_Instruction_.
Quote the whole listing word for word. Do not include the pictures.

^^^^^^^^^^^^^^^^

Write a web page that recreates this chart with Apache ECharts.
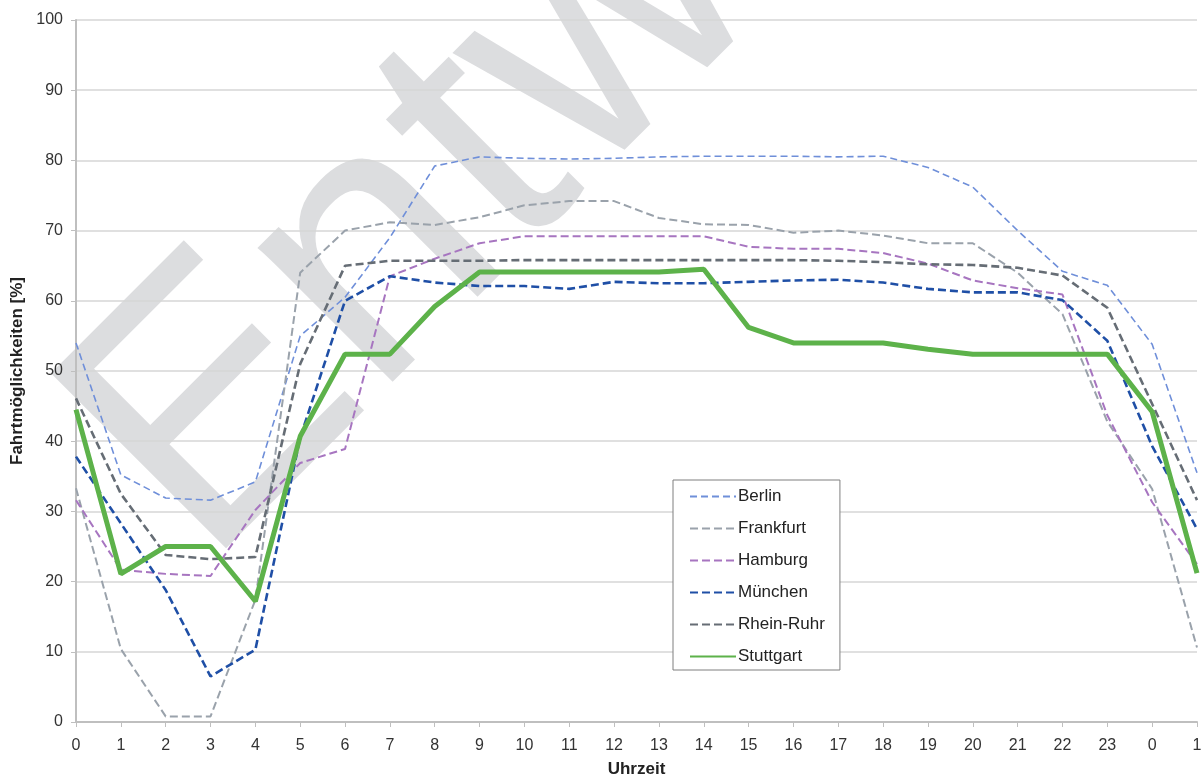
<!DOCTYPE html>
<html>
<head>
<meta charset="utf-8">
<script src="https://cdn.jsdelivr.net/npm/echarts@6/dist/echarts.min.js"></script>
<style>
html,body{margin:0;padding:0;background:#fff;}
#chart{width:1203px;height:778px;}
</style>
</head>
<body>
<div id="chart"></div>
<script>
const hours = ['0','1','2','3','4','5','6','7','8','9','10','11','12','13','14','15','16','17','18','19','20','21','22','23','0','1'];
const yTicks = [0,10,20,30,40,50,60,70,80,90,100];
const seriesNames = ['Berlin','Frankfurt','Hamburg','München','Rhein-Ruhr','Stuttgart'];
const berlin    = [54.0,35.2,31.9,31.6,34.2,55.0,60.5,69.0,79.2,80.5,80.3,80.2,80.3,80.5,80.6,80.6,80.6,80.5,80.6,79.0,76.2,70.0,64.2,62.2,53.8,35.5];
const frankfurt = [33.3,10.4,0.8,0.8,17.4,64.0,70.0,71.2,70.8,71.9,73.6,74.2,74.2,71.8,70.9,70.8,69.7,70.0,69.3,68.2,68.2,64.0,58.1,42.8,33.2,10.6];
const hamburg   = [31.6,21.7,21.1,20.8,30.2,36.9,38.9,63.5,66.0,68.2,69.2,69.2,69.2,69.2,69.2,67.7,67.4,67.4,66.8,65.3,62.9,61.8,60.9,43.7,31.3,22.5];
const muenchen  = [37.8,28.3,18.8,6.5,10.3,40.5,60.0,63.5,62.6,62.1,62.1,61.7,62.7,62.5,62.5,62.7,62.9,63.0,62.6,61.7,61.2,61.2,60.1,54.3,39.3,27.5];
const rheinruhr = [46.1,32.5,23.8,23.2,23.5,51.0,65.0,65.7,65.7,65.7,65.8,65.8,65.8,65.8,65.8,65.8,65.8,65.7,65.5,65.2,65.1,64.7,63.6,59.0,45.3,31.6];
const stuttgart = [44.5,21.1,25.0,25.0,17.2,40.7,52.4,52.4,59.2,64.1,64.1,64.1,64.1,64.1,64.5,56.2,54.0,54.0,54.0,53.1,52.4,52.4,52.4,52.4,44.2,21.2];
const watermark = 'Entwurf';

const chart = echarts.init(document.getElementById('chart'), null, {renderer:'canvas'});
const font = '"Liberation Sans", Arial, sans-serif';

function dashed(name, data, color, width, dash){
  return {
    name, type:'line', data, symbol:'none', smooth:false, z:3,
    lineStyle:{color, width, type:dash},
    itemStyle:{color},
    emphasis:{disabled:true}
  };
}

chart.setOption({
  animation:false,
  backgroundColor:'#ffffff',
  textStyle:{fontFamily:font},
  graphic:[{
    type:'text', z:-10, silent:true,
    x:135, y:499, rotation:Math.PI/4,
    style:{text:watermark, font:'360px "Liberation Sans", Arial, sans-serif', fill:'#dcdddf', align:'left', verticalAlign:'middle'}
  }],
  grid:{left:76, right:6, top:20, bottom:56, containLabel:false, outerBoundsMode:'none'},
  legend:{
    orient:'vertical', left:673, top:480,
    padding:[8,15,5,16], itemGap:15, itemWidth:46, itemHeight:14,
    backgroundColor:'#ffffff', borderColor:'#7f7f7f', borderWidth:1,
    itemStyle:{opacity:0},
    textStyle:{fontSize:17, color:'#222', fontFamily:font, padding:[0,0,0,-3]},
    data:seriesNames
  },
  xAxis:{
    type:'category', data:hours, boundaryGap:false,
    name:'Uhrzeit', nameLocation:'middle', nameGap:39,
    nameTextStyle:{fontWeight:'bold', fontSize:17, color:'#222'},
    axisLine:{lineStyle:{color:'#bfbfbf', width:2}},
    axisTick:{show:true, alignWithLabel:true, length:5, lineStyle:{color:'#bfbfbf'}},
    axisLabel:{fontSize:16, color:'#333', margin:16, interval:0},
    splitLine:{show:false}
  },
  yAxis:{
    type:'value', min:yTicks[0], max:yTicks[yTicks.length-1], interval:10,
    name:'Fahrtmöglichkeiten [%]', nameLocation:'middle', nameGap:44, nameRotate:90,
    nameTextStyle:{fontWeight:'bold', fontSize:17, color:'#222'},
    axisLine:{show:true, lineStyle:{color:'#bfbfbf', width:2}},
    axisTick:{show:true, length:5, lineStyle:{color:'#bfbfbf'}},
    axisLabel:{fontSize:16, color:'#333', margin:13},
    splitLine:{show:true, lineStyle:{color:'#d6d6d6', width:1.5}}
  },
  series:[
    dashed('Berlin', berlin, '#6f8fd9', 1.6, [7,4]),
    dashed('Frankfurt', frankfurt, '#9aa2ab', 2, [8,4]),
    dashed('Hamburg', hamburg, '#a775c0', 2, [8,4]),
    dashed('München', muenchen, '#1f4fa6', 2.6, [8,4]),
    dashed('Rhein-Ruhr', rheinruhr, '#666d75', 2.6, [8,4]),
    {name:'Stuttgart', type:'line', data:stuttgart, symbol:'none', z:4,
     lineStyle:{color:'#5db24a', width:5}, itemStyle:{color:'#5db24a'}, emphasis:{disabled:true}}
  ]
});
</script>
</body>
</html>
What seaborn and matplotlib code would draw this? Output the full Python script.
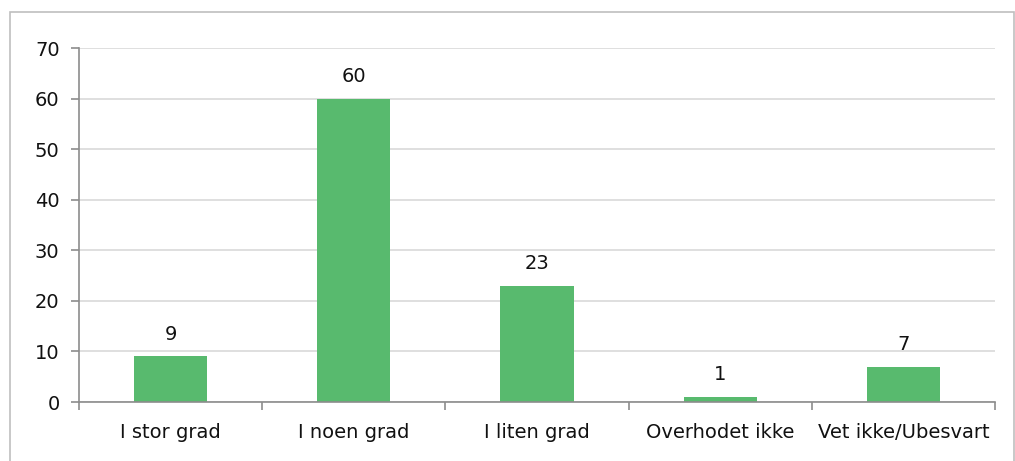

^^^^^^^^^^^^^^^^

_Result for this task_.
Write a web page that recreates this chart with Apache ECharts.
<!DOCTYPE html>
<html>
<head>
<meta charset="utf-8">
<script src="https://cdn.jsdelivr.net/npm/echarts@6/dist/echarts.min.js"></script>
<style>
html,body{margin:0;padding:0;background:#fff;}
#chart{width:1203px;height:778px;}
</style>
</head>
<body>
<div id="chart"></div>
<script>
const hours = ['0','1','2','3','4','5','6','7','8','9','10','11','12','13','14','15','16','17','18','19','20','21','22','23','0','1'];
const yTicks = [0,10,20,30,40,50,60,70,80,90,100];
const seriesNames = ['Berlin','Frankfurt','Hamburg','München','Rhein-Ruhr','Stuttgart'];
const berlin    = [54.0,35.2,31.9,31.6,34.2,55.0,60.5,69.0,79.2,80.5,80.3,80.2,80.3,80.5,80.6,80.6,80.6,80.5,80.6,79.0,76.2,70.0,64.2,62.2,53.8,35.5];
const frankfurt = [33.3,10.4,0.8,0.8,17.4,64.0,70.0,71.2,70.8,71.9,73.6,74.2,74.2,71.8,70.9,70.8,69.7,70.0,69.3,68.2,68.2,64.0,58.1,42.8,33.2,10.6];
const hamburg   = [31.6,21.7,21.1,20.8,30.2,36.9,38.9,63.5,66.0,68.2,69.2,69.2,69.2,69.2,69.2,67.7,67.4,67.4,66.8,65.3,62.9,61.8,60.9,43.7,31.3,22.5];
const muenchen  = [37.8,28.3,18.8,6.5,10.3,40.5,60.0,63.5,62.6,62.1,62.1,61.7,62.7,62.5,62.5,62.7,62.9,63.0,62.6,61.7,61.2,61.2,60.1,54.3,39.3,27.5];
const rheinruhr = [46.1,32.5,23.8,23.2,23.5,51.0,65.0,65.7,65.7,65.7,65.8,65.8,65.8,65.8,65.8,65.8,65.8,65.7,65.5,65.2,65.1,64.7,63.6,59.0,45.3,31.6];
const stuttgart = [44.5,21.1,25.0,25.0,17.2,40.7,52.4,52.4,59.2,64.1,64.1,64.1,64.1,64.1,64.5,56.2,54.0,54.0,54.0,53.1,52.4,52.4,52.4,52.4,44.2,21.2];
const watermark = 'Entwurf';

const chart = echarts.init(document.getElementById('chart'), null, {renderer:'canvas'});
const font = '"Liberation Sans", Arial, sans-serif';

function dashed(name, data, color, width, dash){
  return {
    name, type:'line', data, symbol:'none', smooth:false, z:3,
    lineStyle:{color, width, type:dash},
    itemStyle:{color},
    emphasis:{disabled:true}
  };
}

chart.setOption({
  animation:false,
  backgroundColor:'#ffffff',
  textStyle:{fontFamily:font},
  graphic:[{
    type:'text', z:-10, silent:true,
    x:135, y:499, rotation:Math.PI/4,
    style:{text:watermark, font:'360px "Liberation Sans", Arial, sans-serif', fill:'#dcdddf', align:'left', verticalAlign:'middle'}
  }],
  grid:{left:76, right:6, top:20, bottom:56, containLabel:false, outerBoundsMode:'none'},
  legend:{
    orient:'vertical', left:673, top:480,
    padding:[8,15,5,16], itemGap:15, itemWidth:46, itemHeight:14,
    backgroundColor:'#ffffff', borderColor:'#7f7f7f', borderWidth:1,
    itemStyle:{opacity:0},
    textStyle:{fontSize:17, color:'#222', fontFamily:font, padding:[0,0,0,-3]},
    data:seriesNames
  },
  xAxis:{
    type:'category', data:hours, boundaryGap:false,
    name:'Uhrzeit', nameLocation:'middle', nameGap:39,
    nameTextStyle:{fontWeight:'bold', fontSize:17, color:'#222'},
    axisLine:{lineStyle:{color:'#bfbfbf', width:2}},
    axisTick:{show:true, alignWithLabel:true, length:5, lineStyle:{color:'#bfbfbf'}},
    axisLabel:{fontSize:16, color:'#333', margin:16, interval:0},
    splitLine:{show:false}
  },
  yAxis:{
    type:'value', min:yTicks[0], max:yTicks[yTicks.length-1], interval:10,
    name:'Fahrtmöglichkeiten [%]', nameLocation:'middle', nameGap:44, nameRotate:90,
    nameTextStyle:{fontWeight:'bold', fontSize:17, color:'#222'},
    axisLine:{show:true, lineStyle:{color:'#bfbfbf', width:2}},
    axisTick:{show:true, length:5, lineStyle:{color:'#bfbfbf'}},
    axisLabel:{fontSize:16, color:'#333', margin:13},
    splitLine:{show:true, lineStyle:{color:'#d6d6d6', width:1.5}}
  },
  series:[
    dashed('Berlin', berlin, '#6f8fd9', 1.6, [7,4]),
    dashed('Frankfurt', frankfurt, '#9aa2ab', 2, [8,4]),
    dashed('Hamburg', hamburg, '#a775c0', 2, [8,4]),
    dashed('München', muenchen, '#1f4fa6', 2.6, [8,4]),
    dashed('Rhein-Ruhr', rheinruhr, '#666d75', 2.6, [8,4]),
    {name:'Stuttgart', type:'line', data:stuttgart, symbol:'none', z:4,
     lineStyle:{color:'#5db24a', width:5}, itemStyle:{color:'#5db24a'}, emphasis:{disabled:true}}
  ]
});
</script>
</body>
</html>
What seaborn and matplotlib code would draw this? Output the full Python script.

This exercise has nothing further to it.